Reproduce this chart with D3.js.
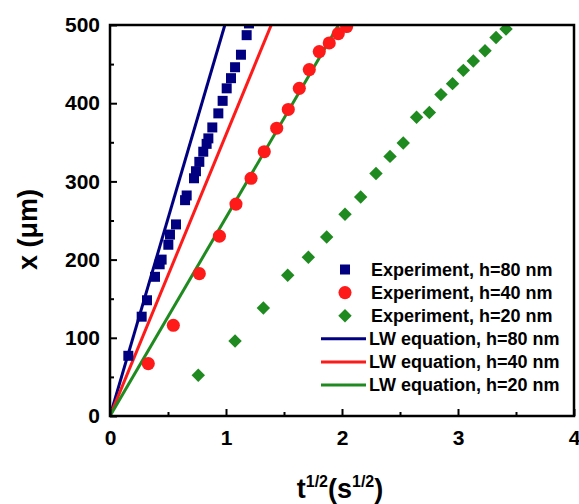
<!DOCTYPE html>
<html>
<head>
<meta charset="utf-8">
<script src="https://cdn.jsdelivr.net/npm/d3@7"></script>
<style>
  html, body { margin: 0; padding: 0; background: #fff; }
  svg { display: block; }
  text { font-family: "Liberation Sans", Arial, sans-serif; font-weight: bold; fill: #000; }
</style>
</head>
<body>
<svg id="chart" width="579" height="504"></svg>
<script>
// ---- data ----
const xTicks = [0, 1, 2, 3, 4];
const yTicks = [0, 100, 200, 300, 400, 500];
const xMinor = [0.5, 1.5, 2.5, 3.5];
const yMinor = [50, 150, 250, 350, 450];

const exp80T = [0.158, 0.273, 0.319, 0.388, 0.428, 0.445, 0.503, 0.517, 0.569, 0.647, 0.661, 0.724, 0.741, 0.770, 0.804, 0.833, 0.848, 0.882, 0.934, 0.971, 1.006, 1.043, 1.078, 1.129, 1.178, 1.198];
const exp80X = [77, 127, 148, 178, 194, 200, 219, 232, 245, 276, 282, 304, 313, 325, 338, 348, 355, 369, 387, 403, 419, 432, 446, 462, 487, 502];

const exp40T = [0.330, 0.546, 0.770, 0.943, 1.086, 1.216, 1.330, 1.437, 1.537, 1.632, 1.718, 1.804, 1.890, 1.968, 2.040];
const exp40X = [67, 116, 182, 230, 271, 304, 338, 368, 392, 419, 443, 466, 477, 489, 498];

const exp20T = [0.761, 1.078, 1.322, 1.532, 1.710, 1.868, 2.026, 2.161, 2.293, 2.414, 2.528, 2.643, 2.753, 2.853, 2.953, 3.046, 3.132, 3.233, 3.328, 3.414];
const exp20X = [52, 96, 138, 180, 203, 229, 258, 280, 310, 332, 349, 382, 388, 411, 425, 442, 454, 467, 484, 495];

// LW equation lines (t, x) end points through origin
const lw80T = [0, 0.99];  const lw80X = [0, 500];
const lw40T = [0, 1.39];  const lw40X = [0, 500];
const lw20T = [0, 1.97];  const lw20X = [0, 500];

const legendLabels = ["Experiment, h=80 nm", "Experiment, h=40 nm", "Experiment, h=20 nm",
                      "LW equation, h=80 nm", "LW equation, h=40 nm", "LW equation, h=20 nm"];

const BLUE = "#000080", RED = "#ff1a1a", GREEN = "#1f8a1f";

// ---- layout ----
const svg = d3.select("#chart");
const L = 110, R = 574, T = 25, B = 416;
const x = d3.scaleLinear().domain([0, 4]).range([L, R]);
const y = d3.scaleLinear().domain([0, 500]).range([B, T]);

svg.append("defs").append("clipPath").attr("id", "clip")
  .append("rect").attr("x", L).attr("y", T).attr("width", R - L).attr("height", B - T);

const plot = svg.append("g").attr("clip-path", "url(#clip)");

// lines
const lineGen = d3.line().x(d => x(d[0])).y(d => y(d[1]));
[[lw80T, lw80X, BLUE], [lw40T, lw40X, RED], [lw20T, lw20X, GREEN]].forEach(([ts, xs, c]) => {
  plot.append("path").datum(ts.map((t, i) => [t, xs[i]]))
    .attr("d", lineGen).attr("fill", "none").attr("stroke", c).attr("stroke-width", 3);
});

// markers
const sq = d3.symbol().type(d3.symbolSquare).size(100);
const ci = d3.symbol().type(d3.symbolCircle).size(135);
const di = d3.symbol().type(d3.symbolDiamond2).size(115);

function drawPts(ts, xs, sym, c) {
  plot.append("g").selectAll("path").data(ts.map((t, i) => [t, xs[i]])).join("path")
    .attr("transform", d => `translate(${x(d[0])},${y(d[1])})`)
    .attr("d", sym).attr("fill", c);
}
drawPts(exp20T, exp20X, di, GREEN);
drawPts(exp40T, exp40X, ci, RED);
drawPts(exp80T, exp80X, sq, BLUE);

// axes (ticks inward)
const xAxis = svg.append("g").attr("transform", `translate(0,${B})`)
  .call(d3.axisBottom(x).tickValues(xTicks).tickFormat(d3.format("d")).tickSizeInner(-7).tickSizeOuter(0).tickPadding(14));
const xAxisMinor = svg.append("g").attr("transform", `translate(0,${B})`)
  .call(d3.axisBottom(x).tickValues(xMinor).tickFormat("").tickSizeInner(-4).tickSizeOuter(0));
const yAxis = svg.append("g").attr("transform", `translate(${L},0)`)
  .call(d3.axisLeft(y).tickValues(yTicks).tickFormat(d3.format("d")).tickSizeInner(-7).tickSizeOuter(0).tickPadding(10));
const yAxisMinor = svg.append("g").attr("transform", `translate(${L},0)`)
  .call(d3.axisLeft(y).tickValues(yMinor).tickFormat("").tickSizeInner(-4).tickSizeOuter(0));

[xAxis, xAxisMinor, yAxis, yAxisMinor].forEach(g => {
  g.select(".domain").remove();
  g.selectAll(".tick line").attr("stroke", "#000").attr("stroke-width", 2);
  g.selectAll(".tick text").style("font-size", "21px").style("font-family", "'Liberation Sans', Arial, sans-serif").style("font-weight", "bold").attr("fill", "#000");
});

// frame
svg.append("rect").attr("x", L).attr("y", T).attr("width", R - L).attr("height", B - T)
  .attr("fill", "none").attr("stroke", "#000").attr("stroke-width", 2.5);

// axis titles
const xt = svg.append("text").attr("x", (L + R) / 2 - 2).attr("y", 498).attr("text-anchor", "middle").style("font-size", "27px");
xt.append("tspan").text("t");
xt.append("tspan").attr("dy", -11).style("font-size", "16px").text("1/2");
xt.append("tspan").attr("dy", 11).text("(s");
xt.append("tspan").attr("dy", -11).style("font-size", "16px").text("1/2");
xt.append("tspan").attr("dy", 11).text(")");

svg.append("text").attr("transform", `translate(37,${(T + B) / 2 + 9}) rotate(-90)`)
  .attr("text-anchor", "middle").style("font-size", "27px").text("x (μm)");

// legend
const legY0 = 269.5, legDY = 23.1;
const lg = svg.append("g");
const legSyms = [[sq, BLUE], [ci, RED], [di, GREEN]];
legSyms.forEach(([s, c], i) => {
  lg.append("path").attr("transform", `translate(345,${legY0 + i * legDY})`).attr("d", s).attr("fill", c);
});
[BLUE, RED, GREEN].forEach((c, i) => {
  const yy = legY0 + (i + 3) * legDY;
  lg.append("line").attr("x1", 321).attr("x2", 366).attr("y1", yy).attr("y2", yy)
    .attr("stroke", c).attr("stroke-width", 3);
});
legendLabels.forEach((t, i) => {
  lg.append("text").attr("x", i < 3 ? 371 : 369).attr("y", legY0 + i * legDY).attr("dy", "0.36em")
    .style("font-size", "18px").text(t);
});
</script>
</body>
</html>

··········

**EXERCISE BRIEF**
Quote the preceding listing precisely and completely, omitting its images.

**RESULT OF THIS EXERCISE**
Reproduce this chart with D3.js.
<!DOCTYPE html>
<html>
<head>
<meta charset="utf-8">
<script src="https://cdn.jsdelivr.net/npm/d3@7"></script>
<style>
  html, body { margin: 0; padding: 0; background: #fff; }
  svg { display: block; }
  text { font-family: "Liberation Sans", Arial, sans-serif; font-weight: bold; fill: #000; }
</style>
</head>
<body>
<svg id="chart" width="579" height="504"></svg>
<script>
// ---- data ----
const xTicks = [0, 1, 2, 3, 4];
const yTicks = [0, 100, 200, 300, 400, 500];
const xMinor = [0.5, 1.5, 2.5, 3.5];
const yMinor = [50, 150, 250, 350, 450];

const exp80T = [0.158, 0.273, 0.319, 0.388, 0.428, 0.445, 0.503, 0.517, 0.569, 0.647, 0.661, 0.724, 0.741, 0.770, 0.804, 0.833, 0.848, 0.882, 0.934, 0.971, 1.006, 1.043, 1.078, 1.129, 1.178, 1.198];
const exp80X = [77, 127, 148, 178, 194, 200, 219, 232, 245, 276, 282, 304, 313, 325, 338, 348, 355, 369, 387, 403, 419, 432, 446, 462, 487, 502];

const exp40T = [0.330, 0.546, 0.770, 0.943, 1.086, 1.216, 1.330, 1.437, 1.537, 1.632, 1.718, 1.804, 1.890, 1.968, 2.040];
const exp40X = [67, 116, 182, 230, 271, 304, 338, 368, 392, 419, 443, 466, 477, 489, 498];

const exp20T = [0.761, 1.078, 1.322, 1.532, 1.710, 1.868, 2.026, 2.161, 2.293, 2.414, 2.528, 2.643, 2.753, 2.853, 2.953, 3.046, 3.132, 3.233, 3.328, 3.414];
const exp20X = [52, 96, 138, 180, 203, 229, 258, 280, 310, 332, 349, 382, 388, 411, 425, 442, 454, 467, 484, 495];

// LW equation lines (t, x) end points through origin
const lw80T = [0, 0.99];  const lw80X = [0, 500];
const lw40T = [0, 1.39];  const lw40X = [0, 500];
const lw20T = [0, 1.97];  const lw20X = [0, 500];

const legendLabels = ["Experiment, h=80 nm", "Experiment, h=40 nm", "Experiment, h=20 nm",
                      "LW equation, h=80 nm", "LW equation, h=40 nm", "LW equation, h=20 nm"];

const BLUE = "#000080", RED = "#ff1a1a", GREEN = "#1f8a1f";

// ---- layout ----
const svg = d3.select("#chart");
const L = 110, R = 574, T = 25, B = 416;
const x = d3.scaleLinear().domain([0, 4]).range([L, R]);
const y = d3.scaleLinear().domain([0, 500]).range([B, T]);

svg.append("defs").append("clipPath").attr("id", "clip")
  .append("rect").attr("x", L).attr("y", T).attr("width", R - L).attr("height", B - T);

const plot = svg.append("g").attr("clip-path", "url(#clip)");

// lines
const lineGen = d3.line().x(d => x(d[0])).y(d => y(d[1]));
[[lw80T, lw80X, BLUE], [lw40T, lw40X, RED], [lw20T, lw20X, GREEN]].forEach(([ts, xs, c]) => {
  plot.append("path").datum(ts.map((t, i) => [t, xs[i]]))
    .attr("d", lineGen).attr("fill", "none").attr("stroke", c).attr("stroke-width", 3);
});

// markers
const sq = d3.symbol().type(d3.symbolSquare).size(100);
const ci = d3.symbol().type(d3.symbolCircle).size(135);
const di = d3.symbol().type(d3.symbolDiamond2).size(115);

function drawPts(ts, xs, sym, c) {
  plot.append("g").selectAll("path").data(ts.map((t, i) => [t, xs[i]])).join("path")
    .attr("transform", d => `translate(${x(d[0])},${y(d[1])})`)
    .attr("d", sym).attr("fill", c);
}
drawPts(exp20T, exp20X, di, GREEN);
drawPts(exp40T, exp40X, ci, RED);
drawPts(exp80T, exp80X, sq, BLUE);

// axes (ticks inward)
const xAxis = svg.append("g").attr("transform", `translate(0,${B})`)
  .call(d3.axisBottom(x).tickValues(xTicks).tickFormat(d3.format("d")).tickSizeInner(-7).tickSizeOuter(0).tickPadding(14));
const xAxisMinor = svg.append("g").attr("transform", `translate(0,${B})`)
  .call(d3.axisBottom(x).tickValues(xMinor).tickFormat("").tickSizeInner(-4).tickSizeOuter(0));
const yAxis = svg.append("g").attr("transform", `translate(${L},0)`)
  .call(d3.axisLeft(y).tickValues(yTicks).tickFormat(d3.format("d")).tickSizeInner(-7).tickSizeOuter(0).tickPadding(10));
const yAxisMinor = svg.append("g").attr("transform", `translate(${L},0)`)
  .call(d3.axisLeft(y).tickValues(yMinor).tickFormat("").tickSizeInner(-4).tickSizeOuter(0));

[xAxis, xAxisMinor, yAxis, yAxisMinor].forEach(g => {
  g.select(".domain").remove();
  g.selectAll(".tick line").attr("stroke", "#000").attr("stroke-width", 2);
  g.selectAll(".tick text").style("font-size", "21px").style("font-family", "'Liberation Sans', Arial, sans-serif").style("font-weight", "bold").attr("fill", "#000");
});

// frame
svg.append("rect").attr("x", L).attr("y", T).attr("width", R - L).attr("height", B - T)
  .attr("fill", "none").attr("stroke", "#000").attr("stroke-width", 2.5);

// axis titles
const xt = svg.append("text").attr("x", (L + R) / 2 - 2).attr("y", 498).attr("text-anchor", "middle").style("font-size", "27px");
xt.append("tspan").text("t");
xt.append("tspan").attr("dy", -11).style("font-size", "16px").text("1/2");
xt.append("tspan").attr("dy", 11).text("(s");
xt.append("tspan").attr("dy", -11).style("font-size", "16px").text("1/2");
xt.append("tspan").attr("dy", 11).text(")");

svg.append("text").attr("transform", `translate(37,${(T + B) / 2 + 9}) rotate(-90)`)
  .attr("text-anchor", "middle").style("font-size", "27px").text("x (μm)");

// legend
const legY0 = 269.5, legDY = 23.1;
const lg = svg.append("g");
const legSyms = [[sq, BLUE], [ci, RED], [di, GREEN]];
legSyms.forEach(([s, c], i) => {
  lg.append("path").attr("transform", `translate(345,${legY0 + i * legDY})`).attr("d", s).attr("fill", c);
});
[BLUE, RED, GREEN].forEach((c, i) => {
  const yy = legY0 + (i + 3) * legDY;
  lg.append("line").attr("x1", 321).attr("x2", 366).attr("y1", yy).attr("y2", yy)
    .attr("stroke", c).attr("stroke-width", 3);
});
legendLabels.forEach((t, i) => {
  lg.append("text").attr("x", i < 3 ? 371 : 369).attr("y", legY0 + i * legDY).attr("dy", "0.36em")
    .style("font-size", "18px").text(t);
});
</script>
</body>
</html>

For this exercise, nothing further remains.